##### Recorded data
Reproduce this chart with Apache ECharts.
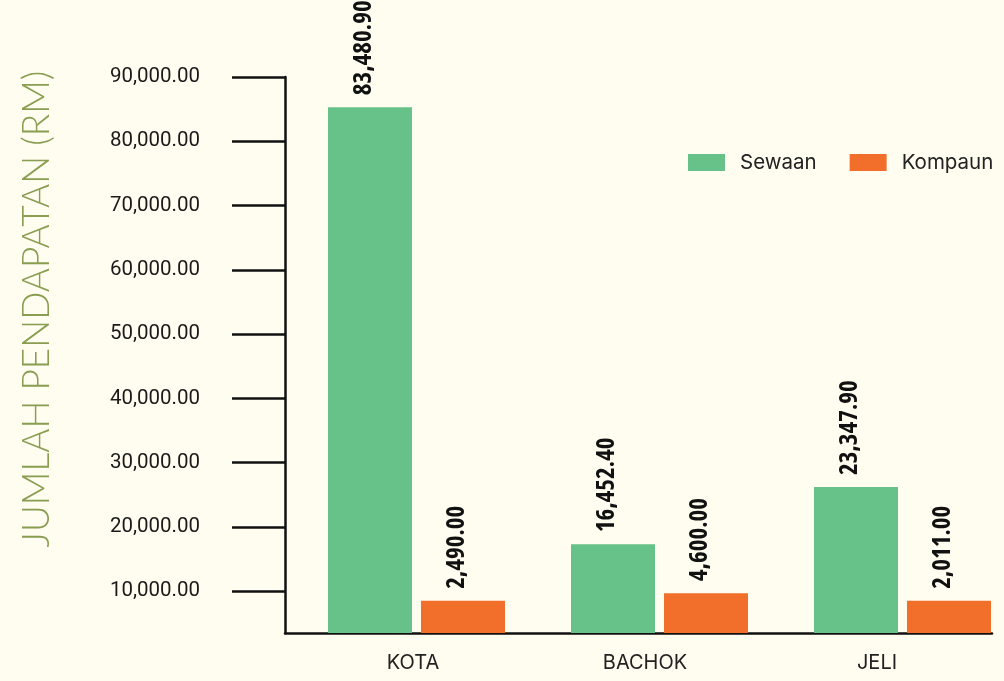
<!DOCTYPE html>
<html>
<head>
<meta charset="utf-8">
<script src="https://cdn.jsdelivr.net/npm/echarts@6/dist/echarts.min.js"></script>
<style>
html,body{margin:0;padding:0;background:#FFFDF0;}
#chart{width:1004px;height:681px;}
</style>
</head>
<body>
<div id="chart"></div>
<script>
// ---- data ----
const categories = ['KOTA', 'BACHOK', 'JELI'];
const seriesNames = ['Sewaan', 'Kompaun'];
// bar heights as read against the y axis of the picture
const sewaanValues = [85300, 17300, 26200];
const kompaunValues = [8500, 9700, 8500];
// value labels printed above the bars
const sewaanLabels = ['83,480.90', '16,452.40', '23,347.90'];
const kompaunLabels = ['2,490.00', '4,600.00', '2,011.00'];
const yTickValues = [10000, 20000, 30000, 40000, 50000, 60000, 70000, 80000, 90000];
const yTitle = 'JUMLAH PENDAPATAN (RM)';

const Y_MIN = 3500, Y_MAX = 90000;
const TOP = 77, BOTTOM = 48;
const fmt = v => v.toLocaleString('en-US', {minimumFractionDigits: 2, maximumFractionDigits: 2});

const chart = echarts.init(document.getElementById('chart'));

function valueLabel(labels) {
  return {
    show: true,
    position: 'top',
    distance: 12,
    rotate: 90,
    align: 'left',
    verticalAlign: 'middle',
    offset: [0, -6],
    fontFamily: "'Open Sans'",
    fontWeight: 'bold condensed',
    fontSize: 25,
    color: '#111',
    formatter: p => labels[p.dataIndex]
  };
}

const yBase = {type: 'value', min: Y_MIN, max: Y_MAX, startValue: Y_MIN};

chart.setOption({
  backgroundColor: '#FFFDF0',
  animation: false,
  legend: {
    data: seriesNames,
    left: 683,
    top: 147,
    icon: 'rect',
    itemWidth: 37,
    itemHeight: 17,
    itemGap: 33,
    textStyle: {fontFamily: 'Inter', fontSize: 20.5, color: '#222', padding: [0, 0, 0, 10]}
  },
  grid: [
    {left: 285, right: 12, top: TOP, bottom: BOTTOM},
    {left: 297, width: 696, top: TOP, bottom: BOTTOM},
    {left: 416.5, width: 486, top: TOP, bottom: BOTTOM}
  ],
  xAxis: [
    {type: 'category', gridIndex: 0, data: categories,
     axisLine: {show: true, lineStyle: {color: '#111', width: 2.5}},
     axisTick: {show: false}, axisLabel: {show: false}},
    {type: 'category', gridIndex: 1, data: categories,
     axisLine: {show: false}, axisTick: {show: false},
     axisLabel: {show: true, margin: 20, fontFamily: 'Inter', fontSize: 20, color: '#222'}},
    {type: 'category', gridIndex: 2, data: categories, boundaryGap: false, show: false}
  ],
  yAxis: [
    Object.assign({gridIndex: 0}, yBase, {
      axisLine: {show: true, lineStyle: {color: '#111', width: 2.5}},
      axisTick: {show: true, length: 53, customValues: yTickValues, lineStyle: {color: '#111', width: 2.5}},
      axisLabel: {show: true, margin: 85, customValues: yTickValues, formatter: v => fmt(v),
        fontFamily: 'Roboto', fontSize: 20.5, color: '#1a1a1a'},
      splitLine: {show: false}
    }),
    Object.assign({gridIndex: 1, show: false}, yBase),
    Object.assign({gridIndex: 2, show: false}, yBase)
  ],
  graphic: [{
    type: 'text',
    x: 37, y: 309,
    rotation: Math.PI / 2,
    style: {
      text: yTitle,
      align: 'center',
      verticalAlign: 'middle',
      fontFamily: 'Lato',
      fontWeight: 300,
      fontSize: 37,
      fill: '#8A9E52'
    }
  }],
  series: [
    {name: seriesNames[0], type: 'bar', xAxisIndex: 2, yAxisIndex: 2, clip: false,
     data: sewaanValues, barWidth: 84, barGap: '10.7%',
     itemStyle: {color: '#67C28A'}, label: valueLabel(sewaanLabels)},
    {name: seriesNames[1], type: 'bar', xAxisIndex: 2, yAxisIndex: 2, clip: false,
     data: kompaunValues, barWidth: 84, barGap: '10.7%',
     itemStyle: {color: '#F26F2B'}, label: valueLabel(kompaunLabels)}
  ]
});
</script>
</body>
</html>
##########
Exercise
Each line of the data is to be duplicated exactly; pictures stay out of the copy.

Task result
Reproduce this chart with Apache ECharts.
<!DOCTYPE html>
<html>
<head>
<meta charset="utf-8">
<script src="https://cdn.jsdelivr.net/npm/echarts@6/dist/echarts.min.js"></script>
<style>
html,body{margin:0;padding:0;background:#FFFDF0;}
#chart{width:1004px;height:681px;}
</style>
</head>
<body>
<div id="chart"></div>
<script>
// ---- data ----
const categories = ['KOTA', 'BACHOK', 'JELI'];
const seriesNames = ['Sewaan', 'Kompaun'];
// bar heights as read against the y axis of the picture
const sewaanValues = [85300, 17300, 26200];
const kompaunValues = [8500, 9700, 8500];
// value labels printed above the bars
const sewaanLabels = ['83,480.90', '16,452.40', '23,347.90'];
const kompaunLabels = ['2,490.00', '4,600.00', '2,011.00'];
const yTickValues = [10000, 20000, 30000, 40000, 50000, 60000, 70000, 80000, 90000];
const yTitle = 'JUMLAH PENDAPATAN (RM)';

const Y_MIN = 3500, Y_MAX = 90000;
const TOP = 77, BOTTOM = 48;
const fmt = v => v.toLocaleString('en-US', {minimumFractionDigits: 2, maximumFractionDigits: 2});

const chart = echarts.init(document.getElementById('chart'));

function valueLabel(labels) {
  return {
    show: true,
    position: 'top',
    distance: 12,
    rotate: 90,
    align: 'left',
    verticalAlign: 'middle',
    offset: [0, -6],
    fontFamily: "'Open Sans'",
    fontWeight: 'bold condensed',
    fontSize: 25,
    color: '#111',
    formatter: p => labels[p.dataIndex]
  };
}

const yBase = {type: 'value', min: Y_MIN, max: Y_MAX, startValue: Y_MIN};

chart.setOption({
  backgroundColor: '#FFFDF0',
  animation: false,
  legend: {
    data: seriesNames,
    left: 683,
    top: 147,
    icon: 'rect',
    itemWidth: 37,
    itemHeight: 17,
    itemGap: 33,
    textStyle: {fontFamily: 'Inter', fontSize: 20.5, color: '#222', padding: [0, 0, 0, 10]}
  },
  grid: [
    {left: 285, right: 12, top: TOP, bottom: BOTTOM},
    {left: 297, width: 696, top: TOP, bottom: BOTTOM},
    {left: 416.5, width: 486, top: TOP, bottom: BOTTOM}
  ],
  xAxis: [
    {type: 'category', gridIndex: 0, data: categories,
     axisLine: {show: true, lineStyle: {color: '#111', width: 2.5}},
     axisTick: {show: false}, axisLabel: {show: false}},
    {type: 'category', gridIndex: 1, data: categories,
     axisLine: {show: false}, axisTick: {show: false},
     axisLabel: {show: true, margin: 20, fontFamily: 'Inter', fontSize: 20, color: '#222'}},
    {type: 'category', gridIndex: 2, data: categories, boundaryGap: false, show: false}
  ],
  yAxis: [
    Object.assign({gridIndex: 0}, yBase, {
      axisLine: {show: true, lineStyle: {color: '#111', width: 2.5}},
      axisTick: {show: true, length: 53, customValues: yTickValues, lineStyle: {color: '#111', width: 2.5}},
      axisLabel: {show: true, margin: 85, customValues: yTickValues, formatter: v => fmt(v),
        fontFamily: 'Roboto', fontSize: 20.5, color: '#1a1a1a'},
      splitLine: {show: false}
    }),
    Object.assign({gridIndex: 1, show: false}, yBase),
    Object.assign({gridIndex: 2, show: false}, yBase)
  ],
  graphic: [{
    type: 'text',
    x: 37, y: 309,
    rotation: Math.PI / 2,
    style: {
      text: yTitle,
      align: 'center',
      verticalAlign: 'middle',
      fontFamily: 'Lato',
      fontWeight: 300,
      fontSize: 37,
      fill: '#8A9E52'
    }
  }],
  series: [
    {name: seriesNames[0], type: 'bar', xAxisIndex: 2, yAxisIndex: 2, clip: false,
     data: sewaanValues, barWidth: 84, barGap: '10.7%',
     itemStyle: {color: '#67C28A'}, label: valueLabel(sewaanLabels)},
    {name: seriesNames[1], type: 'bar', xAxisIndex: 2, yAxisIndex: 2, clip: false,
     data: kompaunValues, barWidth: 84, barGap: '10.7%',
     itemStyle: {color: '#F26F2B'}, label: valueLabel(kompaunLabels)}
  ]
});
</script>
</body>
</html>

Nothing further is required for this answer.